> [LISTED RECORDS]
########
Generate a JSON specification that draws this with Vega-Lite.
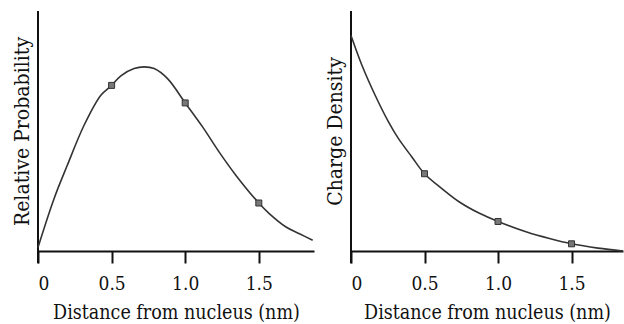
########
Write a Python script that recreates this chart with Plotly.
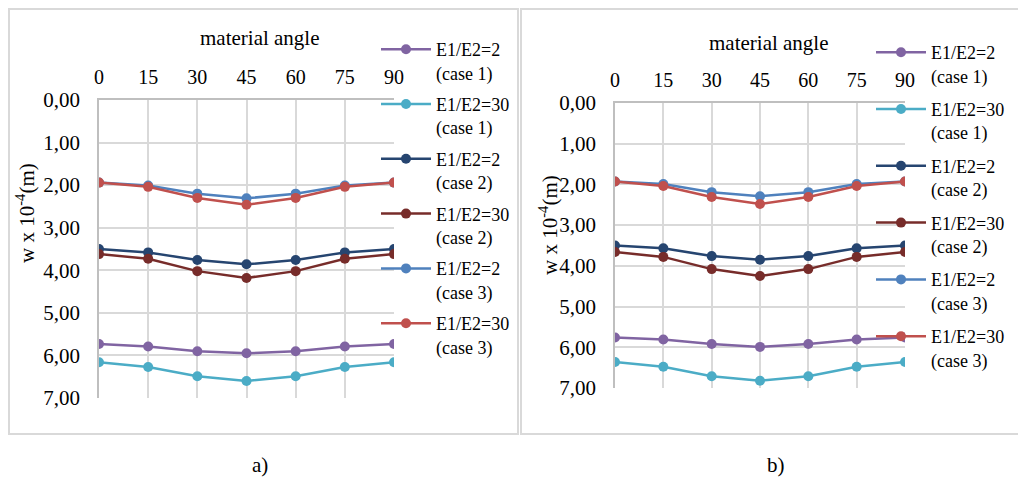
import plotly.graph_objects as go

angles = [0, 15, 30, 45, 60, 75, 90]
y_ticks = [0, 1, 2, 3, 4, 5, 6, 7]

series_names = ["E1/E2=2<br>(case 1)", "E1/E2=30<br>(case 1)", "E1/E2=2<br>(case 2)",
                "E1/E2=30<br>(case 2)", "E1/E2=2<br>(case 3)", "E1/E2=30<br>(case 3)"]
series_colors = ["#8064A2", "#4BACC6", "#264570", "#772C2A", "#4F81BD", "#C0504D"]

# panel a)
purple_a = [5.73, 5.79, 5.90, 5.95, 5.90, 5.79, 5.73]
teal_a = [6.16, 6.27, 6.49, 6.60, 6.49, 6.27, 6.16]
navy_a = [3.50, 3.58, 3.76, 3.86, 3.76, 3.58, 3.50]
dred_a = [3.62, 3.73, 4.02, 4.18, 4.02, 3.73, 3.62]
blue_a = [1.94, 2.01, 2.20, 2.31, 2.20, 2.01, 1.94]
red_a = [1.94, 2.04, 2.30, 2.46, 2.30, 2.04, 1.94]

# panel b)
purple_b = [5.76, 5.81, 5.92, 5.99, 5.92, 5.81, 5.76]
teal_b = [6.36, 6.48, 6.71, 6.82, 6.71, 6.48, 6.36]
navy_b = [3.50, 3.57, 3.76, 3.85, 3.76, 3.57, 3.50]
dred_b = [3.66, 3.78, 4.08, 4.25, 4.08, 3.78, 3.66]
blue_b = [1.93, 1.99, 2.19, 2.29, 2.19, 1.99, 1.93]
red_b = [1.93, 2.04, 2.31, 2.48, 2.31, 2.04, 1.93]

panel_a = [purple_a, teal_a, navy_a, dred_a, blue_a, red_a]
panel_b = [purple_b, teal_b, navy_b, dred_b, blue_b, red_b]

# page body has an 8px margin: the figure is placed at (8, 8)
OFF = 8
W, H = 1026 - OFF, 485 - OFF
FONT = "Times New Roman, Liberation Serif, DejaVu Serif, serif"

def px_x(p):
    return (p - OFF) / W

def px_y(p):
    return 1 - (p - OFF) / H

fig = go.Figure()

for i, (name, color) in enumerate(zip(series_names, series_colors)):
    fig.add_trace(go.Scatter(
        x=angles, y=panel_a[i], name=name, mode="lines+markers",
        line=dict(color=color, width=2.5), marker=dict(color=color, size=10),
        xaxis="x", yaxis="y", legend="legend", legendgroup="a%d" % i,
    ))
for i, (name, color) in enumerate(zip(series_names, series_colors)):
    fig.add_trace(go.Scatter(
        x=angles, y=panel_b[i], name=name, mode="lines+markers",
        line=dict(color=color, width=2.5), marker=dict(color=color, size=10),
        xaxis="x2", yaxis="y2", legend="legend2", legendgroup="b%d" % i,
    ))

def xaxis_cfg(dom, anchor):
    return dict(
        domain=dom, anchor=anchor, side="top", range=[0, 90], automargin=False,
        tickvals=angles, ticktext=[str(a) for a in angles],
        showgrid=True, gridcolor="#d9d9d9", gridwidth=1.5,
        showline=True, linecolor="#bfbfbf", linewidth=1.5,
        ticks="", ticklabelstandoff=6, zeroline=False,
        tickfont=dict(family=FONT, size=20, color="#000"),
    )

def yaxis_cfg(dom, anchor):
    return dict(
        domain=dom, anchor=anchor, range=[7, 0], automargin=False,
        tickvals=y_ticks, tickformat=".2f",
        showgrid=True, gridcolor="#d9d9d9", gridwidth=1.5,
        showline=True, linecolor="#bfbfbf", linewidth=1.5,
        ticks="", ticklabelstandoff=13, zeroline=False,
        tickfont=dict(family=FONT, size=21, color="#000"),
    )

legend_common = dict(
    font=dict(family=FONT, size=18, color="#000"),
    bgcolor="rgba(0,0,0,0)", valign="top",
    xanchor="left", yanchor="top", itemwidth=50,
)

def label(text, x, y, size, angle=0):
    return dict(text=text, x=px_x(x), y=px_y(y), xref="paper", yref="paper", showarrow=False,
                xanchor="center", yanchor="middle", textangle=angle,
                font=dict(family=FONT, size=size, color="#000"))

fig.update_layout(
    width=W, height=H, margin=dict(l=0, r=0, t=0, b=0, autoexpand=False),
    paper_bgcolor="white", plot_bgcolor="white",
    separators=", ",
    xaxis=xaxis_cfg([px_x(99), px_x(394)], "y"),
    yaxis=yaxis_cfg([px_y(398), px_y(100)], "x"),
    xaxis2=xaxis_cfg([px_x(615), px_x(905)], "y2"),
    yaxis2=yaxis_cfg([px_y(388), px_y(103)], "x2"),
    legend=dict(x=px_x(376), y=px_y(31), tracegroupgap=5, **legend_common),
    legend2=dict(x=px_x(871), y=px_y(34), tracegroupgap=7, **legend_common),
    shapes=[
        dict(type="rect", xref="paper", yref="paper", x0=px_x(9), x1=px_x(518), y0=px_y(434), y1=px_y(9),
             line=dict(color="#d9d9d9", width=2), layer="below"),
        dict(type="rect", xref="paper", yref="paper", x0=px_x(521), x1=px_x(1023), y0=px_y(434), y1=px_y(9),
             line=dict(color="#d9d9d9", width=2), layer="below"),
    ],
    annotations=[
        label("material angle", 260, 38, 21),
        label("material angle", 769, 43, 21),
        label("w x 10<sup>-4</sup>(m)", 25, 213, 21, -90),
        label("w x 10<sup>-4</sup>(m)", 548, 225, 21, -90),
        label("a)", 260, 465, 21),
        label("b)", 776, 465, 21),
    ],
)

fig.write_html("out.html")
########
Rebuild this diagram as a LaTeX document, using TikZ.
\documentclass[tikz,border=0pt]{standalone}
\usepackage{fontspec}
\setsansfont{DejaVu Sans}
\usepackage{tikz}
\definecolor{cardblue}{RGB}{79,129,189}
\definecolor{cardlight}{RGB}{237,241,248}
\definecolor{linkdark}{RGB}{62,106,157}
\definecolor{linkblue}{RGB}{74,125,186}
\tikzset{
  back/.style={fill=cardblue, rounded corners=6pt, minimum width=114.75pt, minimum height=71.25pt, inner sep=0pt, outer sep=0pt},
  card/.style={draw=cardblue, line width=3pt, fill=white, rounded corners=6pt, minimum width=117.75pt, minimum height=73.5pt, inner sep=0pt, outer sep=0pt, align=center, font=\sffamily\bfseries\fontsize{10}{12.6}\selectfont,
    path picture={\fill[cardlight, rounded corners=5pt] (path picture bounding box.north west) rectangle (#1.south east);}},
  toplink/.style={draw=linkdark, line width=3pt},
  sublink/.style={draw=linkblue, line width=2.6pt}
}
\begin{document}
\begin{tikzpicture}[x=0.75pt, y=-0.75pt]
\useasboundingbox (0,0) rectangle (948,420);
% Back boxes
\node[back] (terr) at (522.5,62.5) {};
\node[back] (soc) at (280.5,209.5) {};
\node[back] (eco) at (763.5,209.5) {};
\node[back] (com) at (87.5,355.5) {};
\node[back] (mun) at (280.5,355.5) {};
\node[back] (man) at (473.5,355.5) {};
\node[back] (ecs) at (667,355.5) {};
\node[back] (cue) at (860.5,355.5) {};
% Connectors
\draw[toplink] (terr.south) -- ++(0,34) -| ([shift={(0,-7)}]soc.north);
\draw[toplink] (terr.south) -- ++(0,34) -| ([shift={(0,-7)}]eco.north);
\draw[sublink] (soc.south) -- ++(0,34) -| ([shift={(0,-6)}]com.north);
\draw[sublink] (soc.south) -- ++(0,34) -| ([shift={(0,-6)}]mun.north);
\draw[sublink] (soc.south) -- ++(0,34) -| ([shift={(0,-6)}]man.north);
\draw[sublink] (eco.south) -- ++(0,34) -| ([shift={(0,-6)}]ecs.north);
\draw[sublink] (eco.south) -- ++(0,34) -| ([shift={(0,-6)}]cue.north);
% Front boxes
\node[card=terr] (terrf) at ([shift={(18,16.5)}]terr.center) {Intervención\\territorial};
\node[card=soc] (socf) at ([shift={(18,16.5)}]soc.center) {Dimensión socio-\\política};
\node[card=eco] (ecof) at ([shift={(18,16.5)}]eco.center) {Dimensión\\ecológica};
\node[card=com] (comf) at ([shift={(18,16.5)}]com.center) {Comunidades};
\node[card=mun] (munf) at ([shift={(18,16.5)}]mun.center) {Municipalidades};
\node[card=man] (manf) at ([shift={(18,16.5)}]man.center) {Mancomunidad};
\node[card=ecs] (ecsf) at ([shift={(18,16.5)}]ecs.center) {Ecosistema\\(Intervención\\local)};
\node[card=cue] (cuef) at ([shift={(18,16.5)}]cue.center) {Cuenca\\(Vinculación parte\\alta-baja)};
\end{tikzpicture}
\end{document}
########
> [WORK REQUIRED] What is the number of lines in the records above that include the word "this"? Reply with that number and nothing more.

> [THE RESPONSE] 3